ECB launches major policy review as it holds rates
The new European Central Bank (ECB) president Christine Lagarde has launched a major policy review at the Eurozone institution that could change its central aims.
It came as the ECB’s governing council kept interest rates on hold at a record-low level and maintained the Bank’s massive bond-buying programme in a bid to inject life into the struggling euro area economy in 2020.
Lagarde’s strategic review is the first since 2003 and will delve into a number of key issues ranging from the inflation target to tackling climate change.
The review could change the ECB’s main goal, which is to get inflation to below, but close to, two per cent.
In the press conference following the decision, Lagarde said: “We will not leave any stone unturned and how we measure inflation is clearly something we need to look at.”
A rethink has in part been prompted by the stubbornly low inflation of recent years. The latest reading the latest reading in November came in at an anaemic one per cent despite years of low rates and “quantitative easing” bond-buying.
Lagarde said climate change was an “important matter” to look at. The issue will be hotly debated, as some governing council members such as Germany’s Jens Weidmann oppose more radical measures like attempting to redirect bond-buying towards green goals.
Rock-bottom rates
Alongside the announcement of the review, the ECB held its deposit rate at minus 0.5 per cent and its main refinancing rate at zero per cent. On bond-buying, it said: “The governing council will continue to make net purchases… at a monthly pace of €20bn [£16.9bn].”
Paul Donovan, chief economist at UBS Wealth Management, said the review will be closely watched for signs of the EU’s approach to rates. “Negative interest rates do not really work in the longer term,” he said. “Investors will want to know if the ECB will reflect that in its review.”
Interest rates are at their lowest-ever point as the Bank strives to kickstart the Eurozone economy.

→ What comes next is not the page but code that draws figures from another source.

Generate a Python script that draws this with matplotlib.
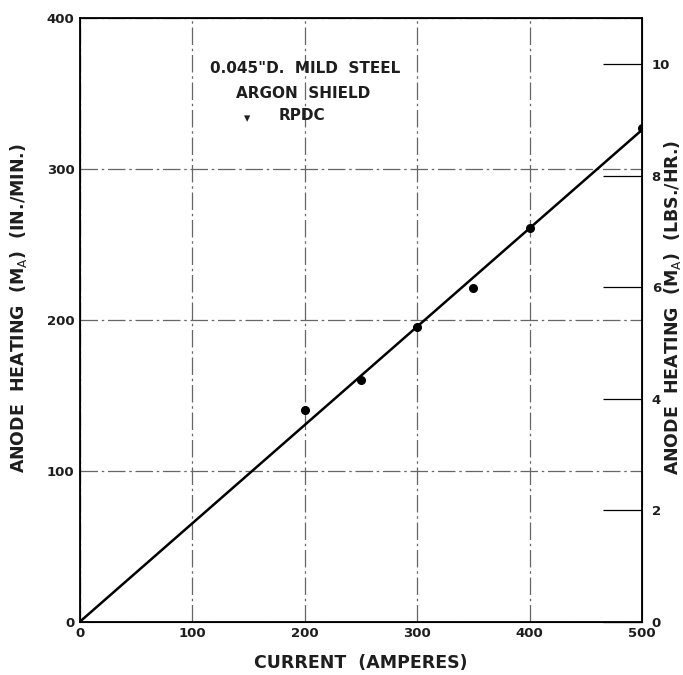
import matplotlib
matplotlib.use("Agg")
import matplotlib.pyplot as plt

# data
current = [200, 250, 300, 350, 400, 500]
heating = [140, 160, 195, 221, 261, 327]
fit_x = [0, 500]
fit_y = [0, 326]

x_ticks = [0, 100, 200, 300, 400, 500]
y_ticks = [0, 100, 200, 300, 400]
y2_ticks = [0, 2, 4, 6, 8, 10]
lbs_per_inmin = 10.82 / 400  # right axis scale

plt.rcParams['font.family'] = ['DejaVu Sans']
ink = '#1e1e1e'

fig = plt.figure(figsize=(6.83, 6.75), dpi=100)
ax = fig.add_axes([0.117, 0.079, 0.823, 0.894])

ax.plot(fit_x, fit_y, color='black', lw=1.8, zorder=3)
ax.plot(current, heating, 'o', color='black', ms=5.5, zorder=4)

ax.set_xlim(0, 500)
ax.set_ylim(0, 400)
ax.set_xticks(x_ticks)
ax.set_yticks(y_ticks)
ax.tick_params(length=0, labelsize=9.5, pad=4)
for lab in ax.get_xticklabels() + ax.get_yticklabels():
    lab.set_fontweight('bold')
    lab.set_color(ink)

ax.grid(True, color='#666666', lw=0.9, linestyle=(0, (14, 3, 2, 3)))
for sp in ax.spines.values():
    sp.set_linewidth(1.3)

ax.set_xlabel('CURRENT  (AMPERES)', fontsize=12.5, fontweight='bold', color=ink)
ax.xaxis.set_label_coords(0.5, -0.068)
ax.xaxis.label.set_va('center')
ax.set_ylabel('ANODE  HEATING  (M$_{\\rm A}$)  (IN./MIN.)', fontsize=12.5,
              fontweight='bold', color=ink)
ax.yaxis.set_label_coords(-0.11, 0.52)
ax.yaxis.label.set_va('center')

ax2 = ax.twinx()
ax2.set_ylim(0, 400 * lbs_per_inmin)
ax2.set_yticks(y2_ticks)
ax2.tick_params(direction='in', length=28, width=0.9, labelsize=9.5, pad=7)
for lab in ax2.get_yticklabels():
    lab.set_fontweight('bold')
    lab.set_color(ink)
ax2.set_ylabel('ANODE  HEATING  (M$_{\\rm A}$)  (LBS./HR.)', fontsize=12.5,
               fontweight='bold', color=ink, rotation=90)
ax2.yaxis.set_label_coords(1.055, 0.52)
ax2.yaxis.label.set_va('center')

# legend block
ax.text(0.40, 0.917, '0.045"D.  MILD  STEEL', transform=ax.transAxes,
        ha='center', va='center', fontsize=11, fontweight='bold', color=ink)
ax.text(0.397, 0.876, 'ARGON  SHIELD', transform=ax.transAxes,
        ha='center', va='center', fontsize=11, fontweight='bold', color=ink)
ax.text(0.298, 0.834, '\u25be', transform=ax.transAxes,
        ha='center', va='center', fontsize=9, color=ink)
ax.text(0.395, 0.838, 'RPDC', transform=ax.transAxes,
        ha='center', va='center', fontsize=11, fontweight='bold', color=ink)

fig.savefig('out.png', dpi=100)
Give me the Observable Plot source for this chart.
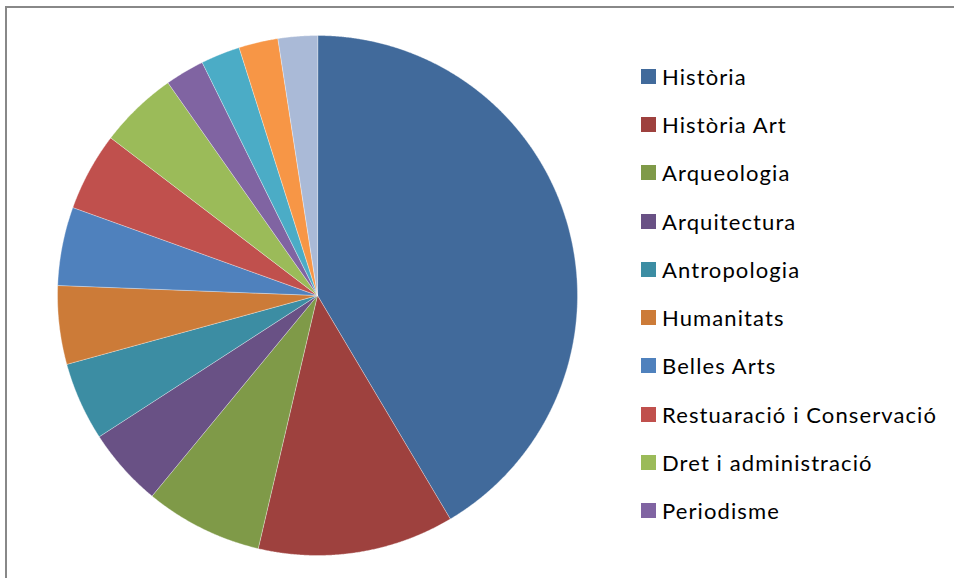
<!DOCTYPE html>
<html>
<head>
<meta charset="utf-8">
<script src="https://cdn.jsdelivr.net/npm/d3@7"></script>
<script src="https://cdn.jsdelivr.net/npm/@observablehq/plot@0.6"></script>
<style>
  html, body { margin: 0; padding: 0; width: 954px; height: 578px; overflow: hidden; background: #fff; }
  #wrap { position: relative; width: 954px; height: 578px; overflow: hidden; }
  #frame { position: absolute; left: 5px; top: 6px; width: 1100px; height: 800px; border: 2px solid #888; box-sizing: border-box; }
  #chart { position: absolute; left: 0; top: 0; }
  #legend { position: absolute; left: 641px; top: 52px; font-family: Lato, "Open Sans", sans-serif; font-size: 22px; letter-spacing: 1.1px; color: #000; }
  .item { height: 48.3px; display: flex; align-items: center; white-space: nowrap; }
  .sw { width: 15px; height: 15px; margin-right: 6px; flex: none; }
</style>
</head>
<body>
<div id="wrap">
  <div id="frame"></div>
  <div id="chart"></div>
  <div id="legend"></div>
</div>
<script>
const categories = ["Història", "Història Art", "Arqueologia", "Arquitectura", "Antropologia", "Humanitats", "Belles Arts", "Restuaració i Conservació", "Dret i administració", "Periodisme", "Categoria 11", "Categoria 12", "Categoria 13"];
const values = [17, 5, 3, 2, 2, 2, 2, 2, 2, 1, 1, 1, 1];
const colors = ["#416a9b", "#9e413e", "#7f9a48", "#695185", "#3c8da3", "#cc7b38", "#4f81bd", "#c0504d", "#9bbb59", "#8064a2", "#4bacc6", "#f79646", "#aabad7"];
const legendCount = 10;

const rows = categories.map((name, i) => ({name, value: values[i]}));
const arcs = d3.pie().sort(null).value(d => d.value)(rows);
const pts = [];
for (const a of arcs) {
  const name = a.data.name;
  pts.push({name, x: 0, y: 0});
  const n = Math.max(2, Math.ceil((a.endAngle - a.startAngle) / 0.004));
  for (let k = 0; k <= n; k++) {
    const t = a.startAngle + (a.endAngle - a.startAngle) * k / n;
    pts.push({name, x: Math.sin(t), y: Math.cos(t)});
  }
}

const chart = Plot.plot({
  width: 954,
  height: 578,
  margin: 0,
  style: {background: "transparent"},
  x: {axis: null, domain: [-1, 1], range: [57, 577]},
  y: {axis: null, domain: [-1, 1], range: [555, 35]},
  color: {domain: categories, range: colors},
  marks: [
    Plot.line(pts, {x: "x", y: "y", z: "name", fill: "name", stroke: "#ffffff", strokeWidth: 0.6, strokeOpacity: 0.6, curve: "linear-closed"})
  ]
});
document.getElementById("chart").appendChild(chart);

const legend = document.getElementById("legend");
categories.slice(0, legendCount).forEach((c, i) => {
  const it = document.createElement("div");
  it.className = "item";
  const sw = document.createElement("span");
  sw.className = "sw";
  sw.style.background = colors[i];
  const tx = document.createElement("span");
  tx.textContent = c;
  it.appendChild(sw);
  it.appendChild(tx);
  legend.appendChild(it);
});
</script>
</body>
</html>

The IMF has predicted that the euro area grew 1.2 per cent in 2019, the slowest rate since the sovereign debt crisis in the early 2010s.
In her press conference following the decision, Lagarde said things had become marginally better since the last meeting. “Incoming economic data and survey information point to some stabilisation in euro area growth dynamics,” she said.
She said the risks to the Eurozone’s outlook “have become less pronounced as some of the uncertainty surrounding international trade is receding”, in a reference to the “phase one” US-China trade deal struck last week.
The negative deposit rate means banks are charged for keeping their money in the ECB’s digital vaults. It is designed to encourage banks to lend their cash but has prompted protests from major Eurozone lenders who have said it hurts their profitability.
Earlier today, Deutsche Bank chief executive Christian Sewing said negative rates were hurting society, damaging banks and increasing inequality.
The ECB said rates will stay “at their present or lower levels until it has seen the inflation outlook robustly converge to a level sufficiently close to, but below, per cent”.